В тех случаях, когда требовалось разрешить проведение каких-то публичных мероприятий или открытие новых публичных институтов (каковыми были общества), руководство политического сыска нередко демонстрировало такую же умеренность. Так, в Департамент полиции дважды поступали запросы о С.А. Котляревском – в 1899 г. от московского обер-полицмейстера о назначении «магистранта Котляревского приват-доцентом Московского университета» и в 1902 г. от нижегородского губернатора о разрешении Котляревскому прочитать публичную лекцию. Оба раза «препятствий» со стороны Департамента полиции «не встречалось», «неблагоприятных сведений» о Котляревском «не имелось», хотя письма этого общественного деятеля и ученого подвергались перлюстрации, в первую очередь – его переписка с сестрой, занимавшейся «агитацией среди крестьян»985.
В 1891 г. директор Департамента полиции П.Н. Дурново предлагал министру внутренних дел И.Н. Дурново вопреки позиции киевского губернатора разрешить открытие местного отдела Русского общества народного здравия. П.Н. Дурново писал: «Возражения губернатора могут быть приняты во внимание, если отдел задумает устроить народную столовую». Министр, однако, был солидарен с губернатором и высказался против открытия отдела, каковая позиция и была отражена в итоговом документе, отправленном в Киев от имени Департамента полиции986.
Во многом аналогичной представляется и ситуация с активными участниками местных Особых комитетов о нуждах сельско-хозяйственной промышленности, созданных по инициативе министра внутренних дел В.К. Плеве и во многих губерниях ставших местом для публичных политических выступлений – это нарушало «программу» и круг вопросов, определенных для рассмотрения в этих комитетах. Важно отметить, что значительная часть административных наказаний деятелям комитета была инициирована самим министром внутренних дел на уровне императора, что находилось за пределами компетенции Департамента полиции и Особого Совещания. Так, председатель Суджанского комитета А.М. Евреинов получил высочайший выговор, председатель Суджанской уездной управы князь П.Д. Долгоруков был уволен от службы с воспрещением 5 лет участвовать в сословных и общественных собраниях987; лично Плеве не утвердил в должности председателя Московской губернской земской управы Д.Н. Шипова, а в начале 1904 г. с согласия царя «за вредное влияние на ход земских дел в Тверской губернии» дал указание губернатору выслать из губернии А.И. Бакунина, М.П. Литвинова, И.И. и М.И. Петрункевича, М.Е. Зайцева, В.Д. Дервиза, Н.К. Милюкова, Б.Н. Тица988.

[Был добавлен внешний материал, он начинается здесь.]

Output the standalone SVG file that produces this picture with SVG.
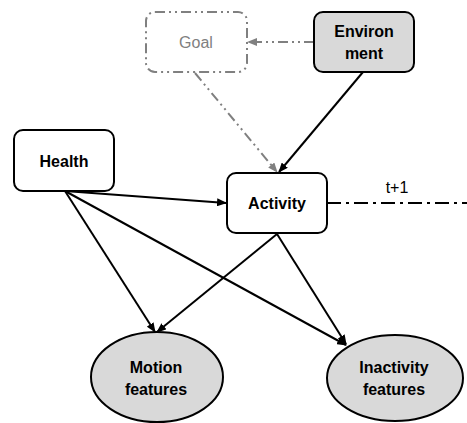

Институциональное выделение Департамента полиции из «репрессивного» аппарата власти в целом позволяет по-новому взглянуть на историю с закрытием «Отечественных записок». Закрытие этого журнала произошло в 1884 г. по распоряжению Министерства народного просвещения, однако инициатива в этом вопросе приписывается тому же В.К. Плеве, в тот момент занимавшему пост директора Департамента полиции989. Этот вывод делается в литературе на основании записки Плеве, опубликованной в 1977 г. Однако текст записки содержит стандартную для Департамента полиции аналитику о «состоянии умов» в стране и роли различных органов периодической печати в распространении «нигилизма». Если бы целью записки было закрытие именно журнала «Отечественные записки», резолютивная часть содержала бы соответствующую рекомендацию, а сама записка предназначалась бы для Особого совещания. Однако в данном случае нет предложения о закрытии, нет и адресации в Особое совещание. Поэтому утверждение публикатора записки С.А. Макашина, что этот журнал был закрыт именно усилиями Департамента полиции990, стоит признать некорректным.